На факультетах филологии и естественных наук привычные перспективы трудоустройства: профессура, научно-исследовательская работа и несколько неопределенных профессий другого свойства. Студент, который их выбирает, не прощается с детским миром: он скорее старается остаться там. Профессура – разве не единственный способ для взрослого оставаться в школе? Студент факультета филологии или естественных наук словно отвечает отказом на требования общества. Почти монашеский инстинкт толкает его погружаться в учебу на более или менее длительный срок, чтобы сохранять и передавать накопленные знания. Что же до будущего ученого, его объект соизмерим только с продолжительностью мира. Нет смысла пытаться объяснить им, во что они ввязываются. Даже когда они думают, что берут на себя профессиональные обязанности, они не отождествляют себя с исполняемыми функциями, а лишь наблюдают со стороны. Их позиция – еще и своеобразная манера сохранить свободу. Преподавание и исследовательская деятельность не совпадают с этой точки зрения с обучением профессии. Это их величие и их беспомощность, которые могут быть или убежищем, или миссией.

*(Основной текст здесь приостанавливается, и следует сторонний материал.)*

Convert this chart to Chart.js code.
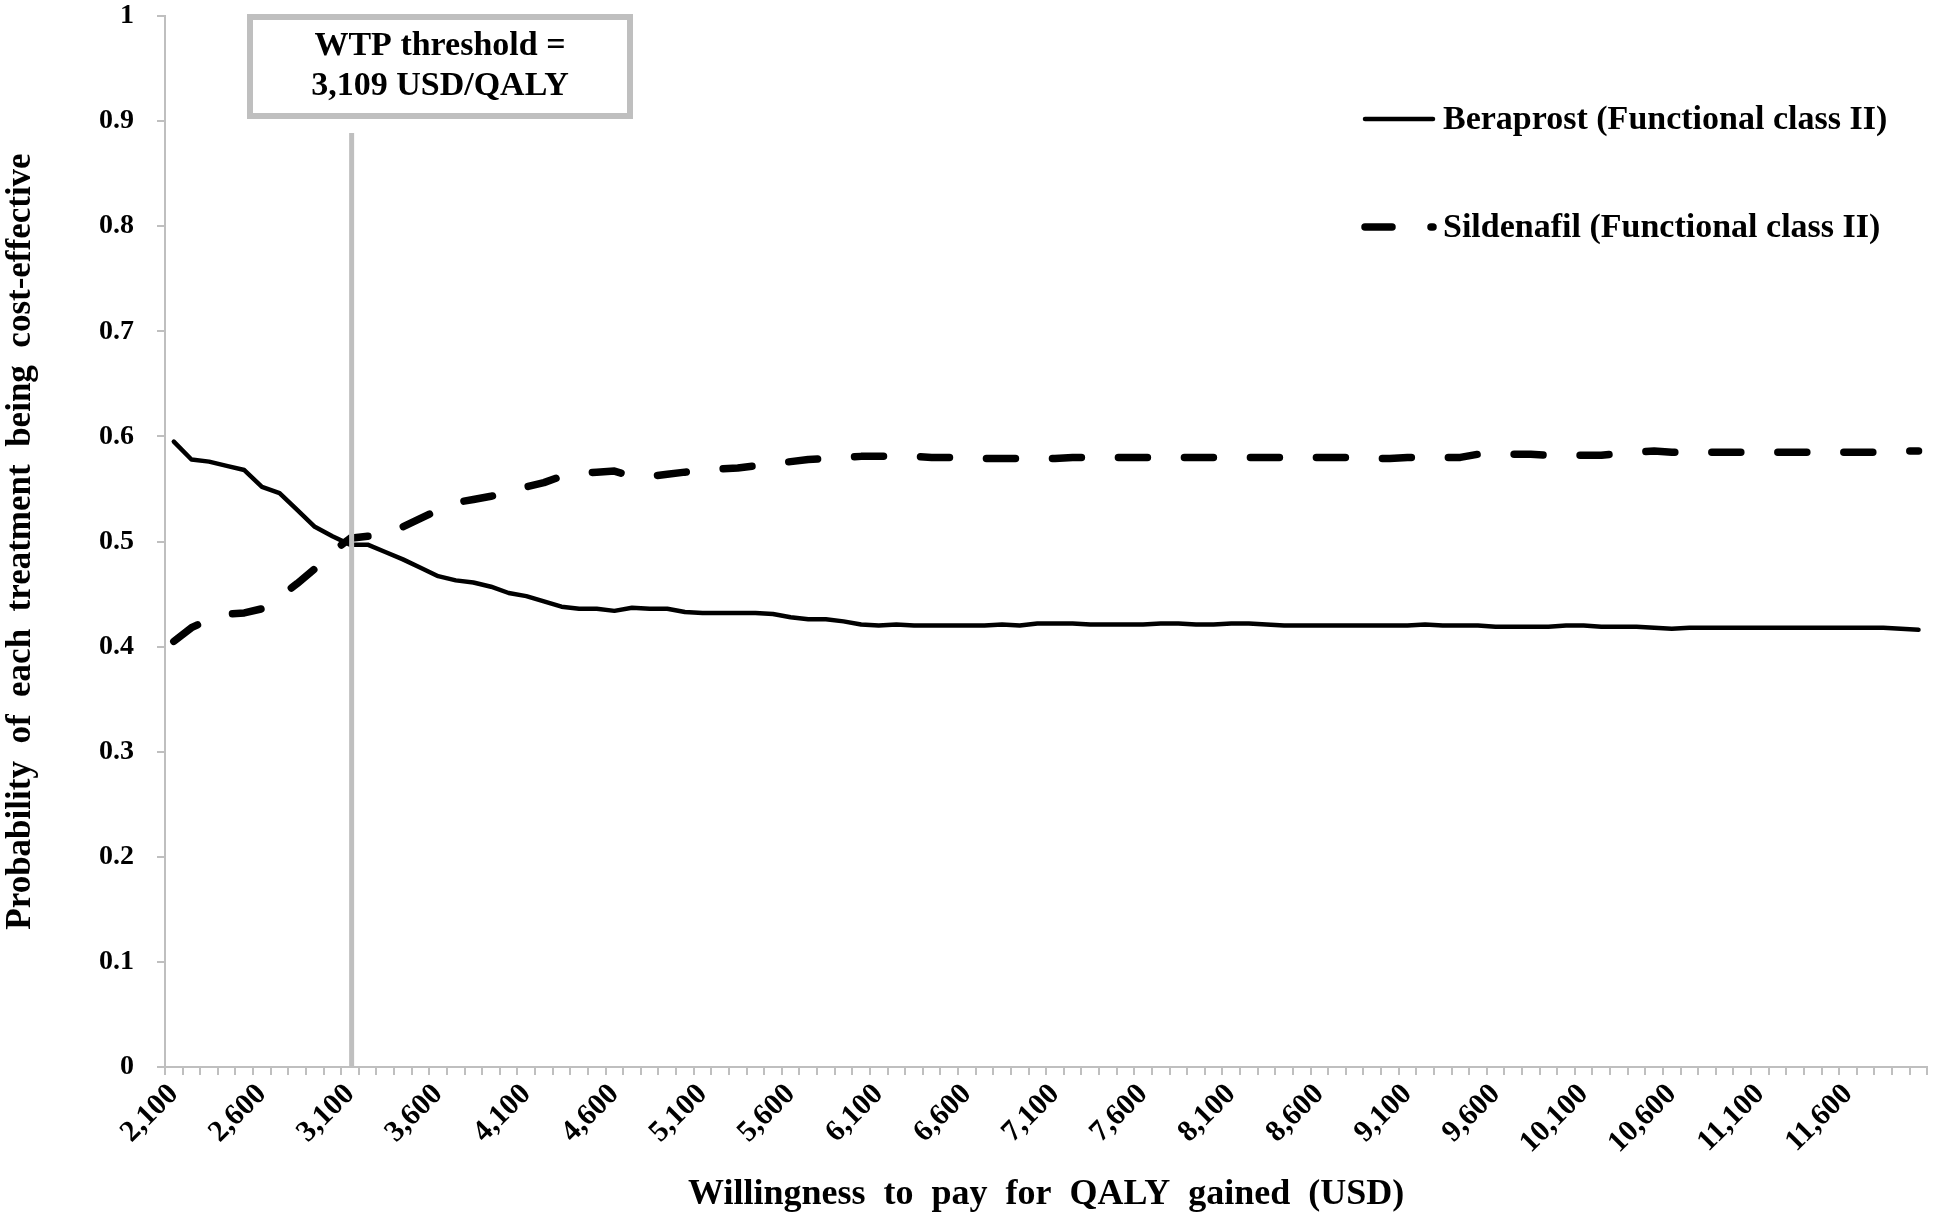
<!DOCTYPE html>
<html><head><meta charset="utf-8">
<script src="https://cdn.jsdelivr.net/npm/chart.js@4.4.1/dist/chart.umd.min.js"></script>
<style>html,body{margin:0;padding:0;background:#fff}#wrap{width:1946px;height:1214px;position:relative}</style>
</head><body><div id="wrap"><canvas id="c" width="1946" height="1214"></canvas></div>
<script>
const categories = [2100,2200,2300,2400,2500,2600,2700,2800,2900,3000,3100,3200,3300,3400,3500,3600,3700,3800,3900,4000,4100,4200,4300,4400,4500,4600,4700,4800,4900,5000,5100,5200,5300,5400,5500,5600,5700,5800,5900,6000,6100,6200,6300,6400,6500,6600,6700,6800,6900,7000,7100,7200,7300,7400,7500,7600,7700,7800,7900,8000,8100,8200,8300,8400,8500,8600,8700,8800,8900,9000,9100,9200,9300,9400,9500,9600,9700,9800,9900,10000,10100,10200,10300,10400,10500,10600,10700,10800,10900,11000,11100,11200,11300,11400,11500,11600,11700,11800,11900,12000];
const beraprost = [0.595,0.578,0.576,0.572,0.568,0.552,0.546,0.530,0.514,0.505,0.497,0.497,0.490,0.483,0.475,0.467,0.463,0.461,0.457,0.451,0.448,0.443,0.438,0.436,0.436,0.434,0.437,0.436,0.436,0.433,0.432,0.432,0.432,0.432,0.431,0.428,0.426,0.426,0.424,0.421,0.420,0.421,0.420,0.420,0.420,0.420,0.420,0.421,0.420,0.422,0.422,0.422,0.421,0.421,0.421,0.421,0.422,0.422,0.421,0.421,0.422,0.422,0.421,0.420,0.420,0.420,0.420,0.420,0.420,0.420,0.420,0.421,0.420,0.420,0.420,0.419,0.419,0.419,0.419,0.420,0.420,0.419,0.419,0.419,0.418,0.417,0.418,0.418,0.418,0.418,0.418,0.418,0.418,0.418,0.418,0.418,0.418,0.418,0.417,0.416];
const sildenafil = [0.405,0.418,0.426,0.431,0.432,0.436,0.447,0.460,0.474,0.490,0.503,0.505,0.507,0.514,0.522,0.530,0.537,0.540,0.543,0.547,0.552,0.556,0.562,0.565,0.566,0.567,0.562,0.562,0.564,0.566,0.567,0.569,0.570,0.572,0.574,0.576,0.578,0.579,0.580,0.581,0.581,0.581,0.581,0.580,0.580,0.580,0.579,0.579,0.579,0.579,0.579,0.580,0.580,0.580,0.580,0.580,0.580,0.580,0.580,0.580,0.580,0.580,0.580,0.580,0.580,0.580,0.580,0.580,0.579,0.579,0.580,0.580,0.580,0.580,0.583,0.583,0.583,0.583,0.582,0.582,0.582,0.582,0.584,0.585,0.586,0.585,0.585,0.585,0.585,0.585,0.585,0.585,0.585,0.585,0.585,0.585,0.585,0.585,0.586,0.586];
const yTicks = [0,0.1,0.2,0.3,0.4,0.5,0.6,0.7,0.8,0.9,1];
const seriesNames = ['Beraprost (Functional class II)','Sildenafil (Functional class II)'];
const xTitle = 'Willingness  to  pay  for  QALY  gained  (USD)';
const yTitle = 'Probability  of  each  treatment  being  cost-effective';
const wtpValue = 3109;
const wtpText = ['WTP threshold =','3,109 USD/QALY'];
const xLabelEvery = 5;

const FONT = '"Liberation Serif","Times New Roman",serif';
const GRAY = '#bfbfbf';

const overlay = {
  id: 'overlay',
  afterDatasetsDraw(chart) {
    const ctx = chart.ctx, xs = chart.scales.x, ys = chart.scales.y;
    const idx = (wtpValue - categories[0]) / (categories[1] - categories[0]);
    const x = xs.getPixelForValue(idx);
    ctx.save();
    ctx.strokeStyle = GRAY; ctx.lineWidth = 5; ctx.setLineDash([]);
    ctx.beginPath(); ctx.moveTo(x, 133); ctx.lineTo(x, ys.bottom); ctx.stroke();
    ctx.lineWidth = 6;
    ctx.fillStyle = '#fff';
    ctx.beginPath(); ctx.rect(250, 17, 380, 99); ctx.fill(); ctx.stroke();
    ctx.fillStyle = '#000';
    ctx.font = 'bold 34px ' + FONT;
    ctx.textAlign = 'center'; ctx.textBaseline = 'middle';
    ctx.fillText(wtpText[0], 440, 46);
    ctx.fillText(wtpText[1], 440, 86);
    const ds = chart.data.datasets;
    const rows = [119, 227];
    const legendDash = [null, [27, 39]];
    ctx.textAlign = 'left';
    ds.forEach((d, i) => {
      ctx.strokeStyle = d.borderColor; ctx.lineWidth = d.borderWidth;
      ctx.lineCap = 'round';
      ctx.setLineDash(legendDash[i] || []);
      ctx.beginPath(); ctx.moveTo(1365, rows[i]); ctx.lineTo(1433, rows[i]); ctx.stroke();
      ctx.setLineDash([]);
      ctx.fillText(seriesNames[i], 1443, rows[i] + 1);
    });
    ctx.restore();
  }
};

new Chart(document.getElementById('c'), {
  type: 'line',
  data: {
    labels: categories,
    datasets: [
      { label: seriesNames[0], data: beraprost, borderColor: '#000', borderWidth: 4.5, pointRadius: 0, tension: 0, borderCapStyle: 'round', borderJoinStyle: 'round', fill: false },
      { label: seriesNames[1], data: sildenafil, borderColor: '#000', borderWidth: 7.5, borderDash: [29, 37], pointRadius: 0, tension: 0, borderCapStyle: 'round', borderJoinStyle: 'round', fill: false }
    ]
  },
  options: {
    responsive: false, animation: false, devicePixelRatio: 1,
    layout: { padding: { top: 16, right: 4, left: 0, bottom: 0 } },
    plugins: { legend: { display: false }, tooltip: { enabled: false } },
    scales: {
      x: {
        type: 'category', offset: true,
        grid: { offset: true, drawOnChartArea: false, drawTicks: true, tickLength: 8, color: GRAY, lineWidth: 2 },
        border: { color: GRAY, width: 2 },
        ticks: {
          autoSkip: false, maxRotation: 45, minRotation: 45, color: '#000', padding: 2,
          font: { family: FONT, size: 30, weight: 'bold' },
          callback: function(v, i) { return i % xLabelEvery === 0 ? categories[i].toLocaleString('en-US') : ''; }
        },
        title: { display: true, text: xTitle, color: '#000', font: { family: FONT, size: 36, weight: 'bold' }, padding: { top: 0, bottom: -2 } },
        afterFit(s) { s.height = 147; }
      },
      y: {
        min: 0, max: 1,
        afterBuildTicks(s) { s.ticks = yTicks.map(v => ({ value: v })); },
        grid: { drawOnChartArea: false, drawTicks: true, tickLength: 8, color: GRAY, lineWidth: 2 },
        border: { color: GRAY, width: 2 },
        ticks: { color: '#000', padding: 23, font: { family: FONT, size: 28, weight: 'bold' },
          callback: v => String(Number(v.toFixed(1))) },
        title: { display: true, text: yTitle, color: '#000', font: { family: FONT, size: 35, weight: 'bold' }, padding: 0 },
        afterFit(s) { s.width = 165; s.paddingTop = 0; s.paddingBottom = 0; }
      }
    }
  },
  plugins: [overlay]
});
</script></body></html>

В этом противостоянии профессии и исследовательской деятельности этнография занимает особое место, имея отношение к одному и к другому и будучи скорее одним, чем другим. Приписывая себе человеческие качества, этнограф тем не менее стремится изучать человека с точки зрения возвышенной и отдаленной, чтобы мысленно абстрагировать его от обстоятельств, свойственных конкретному обществу или конкретной цивилизации. Условия жизни и работы физически отстраняют его от общества на долгое время. Резкие перемены, частые переселения приводят его к утрате собственных корней: нигде и никогда он больше не почувствует себя дома, он останется психологически искалеченным. Подобно математике или музыке, этнография – одно из редких подлинных призваний, которое можно открыть в себе без всякого обучения.